GREAT BARRINGTON — American jazz singer and songwriter Madeleine Peyroux and band will appear at the Mahaiwe Performing Arts Center Friday, May 27 at 8 p.m. as part of her Careless Love Forever tour, celebrating the album that sold half a million copies in 2004 and saw Peyroux cross over from the exclusive Jazz realm into the mainstream.
The standout cut on “Careless Love” is Peroux’s cover of Leonard Cohen’s “Dance Me to the End of Love.” The album also includes songs by Bob Dylan and James P. Johnson, with one, Madeleine’s signature tune, co-written by her producer, Larry Klein (Joni Mitchell, Walter Becker, Herbie Hancock).
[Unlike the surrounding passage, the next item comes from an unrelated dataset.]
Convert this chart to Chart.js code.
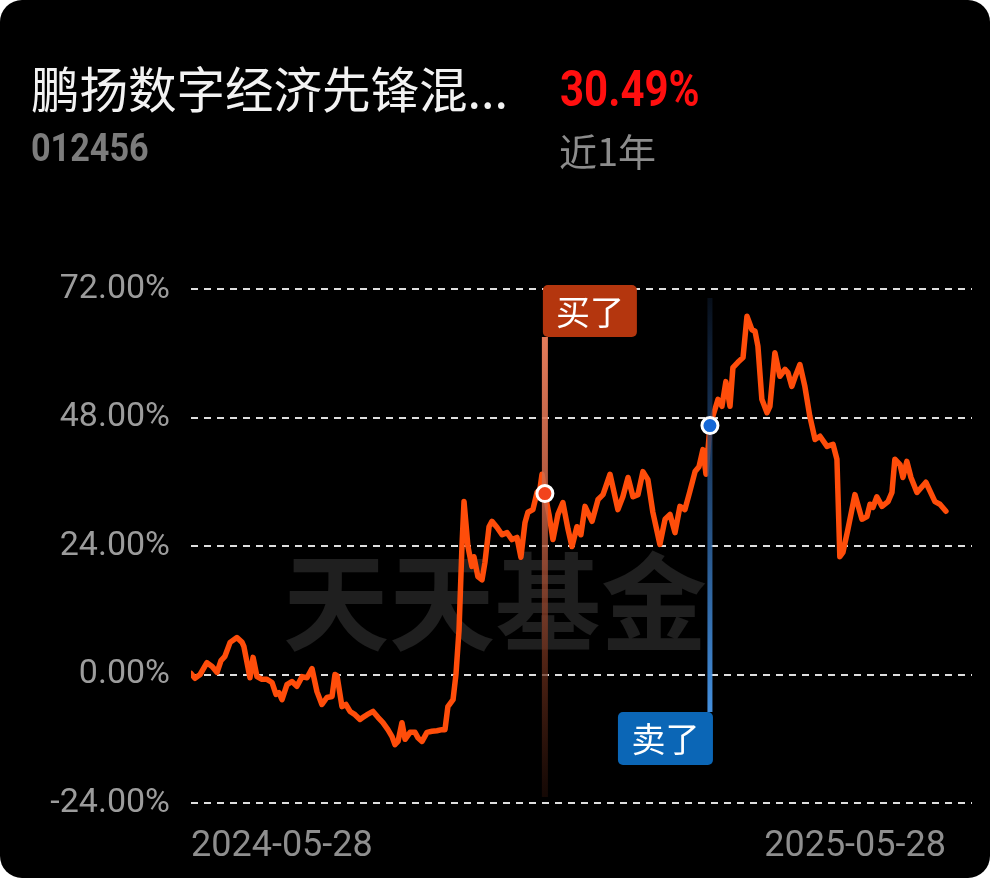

Peyoux spent her teenage years busking the streets of Paris, where she connected with the local jazz scene in the city’s Latin quarter and, most crucially, became aware of Edith Piaf’s music.
Peyroux is billed as a jazz singer. And she’s a good one when she chooses to be. Yes, she learned how to be a singer by studying recordings of Ella Fitzgerald, Billie Holiday, Piaf, and others. She has obsessively scrutinized all of her favorite singers. But it wasn’t jazz singing she learned from her idols. It was something more fundamental. In an interview last week with WAMC’s Sarah LaDuke, Peyroux explains:
“I was trying to learn to be a singer — not just to sing, but to be a singer. And it was listening to Billie Holiday that gave me the formula. She says, ‘Look: How would you say this … if you were just talking to them in the most genuine, earnest, humble way?'”
Setting Peyroux distinctly apart from other jazz singers is her vast repertoire, which is breathtakingly broad owing not to ambition but to sheer, insatiable curiosity. How many other jazz singers can you name who have covered songs by Leonard Cohen, Randy Newman, Townes Van Zandt, and Sister Rosetta Tharpe? Also the Beatles and Bob Dylan? No wonder critics use the term “genre-defying” to describe Peyroux.
It’s safe to say that Madeleine Peyroux is sufficiently experienced to know something about tragedy, and she is keenly attuned to what she has learned from Billie Holiday about it: “People don’t want to talk about tragedy, so she [Holiday] made it so that you didn’t have to talk about it. You could just recognize it by singing it and listening to it.”
In her WAMC interview, Peyroux reflected on the significance of her ongoing tour: “This experience of being in a room with people — with musicians, with listeners with dancing feet, or whatever — you know it’s the definition of music, really … being in the same room. So I couldn’t be more thrilled to have the opportunity to do it some more and to do it with the songs that I know well and that I love.”
When the Guardian’s John Fordham saw Peyroux perform in a small venue years ago in England, he wrote, “The show was a balance of vulnerable humanity and — eventually — meticulous skill. The words ‘now I get it’ kept repeating in my head.”